Your task
An exact copy of the records is required, minus the pictures they hold.

·····

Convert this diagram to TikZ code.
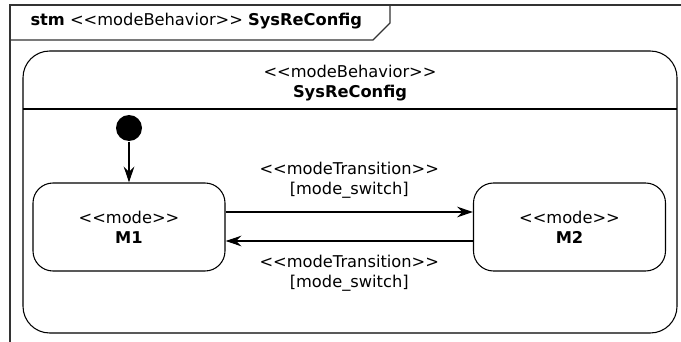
\documentclass[tikz,border=0pt]{standalone}
\usepackage{fontspec}
\setmainfont{DejaVu Sans}[Ligatures=TeXOff]
\usetikzlibrary{arrows.meta}

\tikzset{
  texto/.style={font=\fontsize{12.2}{15}\selectfont, align=center, inner sep=0pt},
  modo/.style={texto, draw, rounded corners=15pt, minimum width=144pt, minimum height=66pt},
  seta/.style={-{Stealth[length=12pt, width=8pt, inset=4pt]}},
  moldura/.style={draw=black!80, line width=0.8pt}
}

\begin{document}
\begin{tikzpicture}[x=0.75pt, y=-0.75pt, line width=0.8pt]
    \useasboundingbox (0,0) rectangle (681,342);

    % Moldura do diagrama (stm)
    \draw[moldura] (681,5) -- (10,5) -- (10,342);
    \draw[moldura] (10,40) -- (373,40) -- (390,23) -- (390,5);
    \node[texto, anchor=west] (cab) at (30,21)
      {\textbf{stm} <<modeBehavior>> \textbf{SysReConfig}};

    % Estado composto
    \draw (23,51) [rounded corners=20pt] rectangle (677,333);
    \draw (23,109) -- (677,109);
    \node[texto] (sys) at (350,83) {<<modeBehavior>>\\ \textbf{SysReConfig}};

    % Modos
    \node[fill, circle, minimum size=19.5pt, inner sep=0pt] (ini) at (129,128) {};
    \node[modo] (m1) at (129,227) {<<mode>>\\ \textbf{M1}};
    \node[modo] (m2) at (569.5,227) {<<mode>>\\ \textbf{M2}};

    % Transicoes
    \draw[seta] (ini) -- (m1);
    \draw[seta] ([yshift=11.25pt]m1.east) -- ([yshift=11.25pt]m2.west)
      node[texto, midway, above=10pt] (t1) {<<modeTransition>>\\ {[mode\_switch]}};
    \draw[seta] ([yshift=-10.5pt]m2.west) -- ([yshift=-10.5pt]m1.east)
      node[texto, midway, below=10pt] (t2) {<<modeTransition>>\\ {[mode\_switch]}};
  \end{tikzpicture}
\end{document}
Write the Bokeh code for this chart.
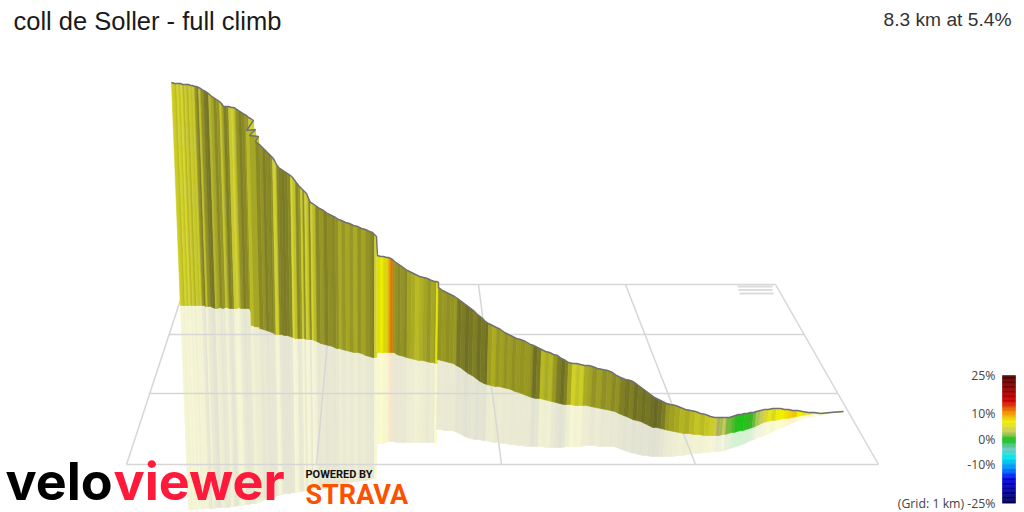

·····

Full response
Convert this diagram to TikZ code.
\documentclass[tikz,border=0pt]{standalone}
\usepackage{fontspec}
\setmainfont{DejaVu Sans}[Ligatures=TeXOff]
\usetikzlibrary{arrows.meta}

\tikzset{
  texto/.style={font=\fontsize{12.2}{15}\selectfont, align=center, inner sep=0pt},
  modo/.style={texto, draw, rounded corners=15pt, minimum width=144pt, minimum height=66pt},
  seta/.style={-{Stealth[length=12pt, width=8pt, inset=4pt]}},
  moldura/.style={draw=black!80, line width=0.8pt}
}

\begin{document}
\begin{tikzpicture}[x=0.75pt, y=-0.75pt, line width=0.8pt]
    \useasboundingbox (0,0) rectangle (681,342);

    % Moldura do diagrama (stm)
    \draw[moldura] (681,5) -- (10,5) -- (10,342);
    \draw[moldura] (10,40) -- (373,40) -- (390,23) -- (390,5);
    \node[texto, anchor=west] (cab) at (30,21)
      {\textbf{stm} <<modeBehavior>> \textbf{SysReConfig}};

    % Estado composto
    \draw (23,51) [rounded corners=20pt] rectangle (677,333);
    \draw (23,109) -- (677,109);
    \node[texto] (sys) at (350,83) {<<modeBehavior>>\\ \textbf{SysReConfig}};

    % Modos
    \node[fill, circle, minimum size=19.5pt, inner sep=0pt] (ini) at (129,128) {};
    \node[modo] (m1) at (129,227) {<<mode>>\\ \textbf{M1}};
    \node[modo] (m2) at (569.5,227) {<<mode>>\\ \textbf{M2}};

    % Transicoes
    \draw[seta] (ini) -- (m1);
    \draw[seta] ([yshift=11.25pt]m1.east) -- ([yshift=11.25pt]m2.west)
      node[texto, midway, above=10pt] (t1) {<<modeTransition>>\\ {[mode\_switch]}};
    \draw[seta] ([yshift=-10.5pt]m2.west) -- ([yshift=-10.5pt]m1.east)
      node[texto, midway, below=10pt] (t2) {<<modeTransition>>\\ {[mode\_switch]}};
  \end{tikzpicture}
\end{document}
Write the Bokeh code for this chart.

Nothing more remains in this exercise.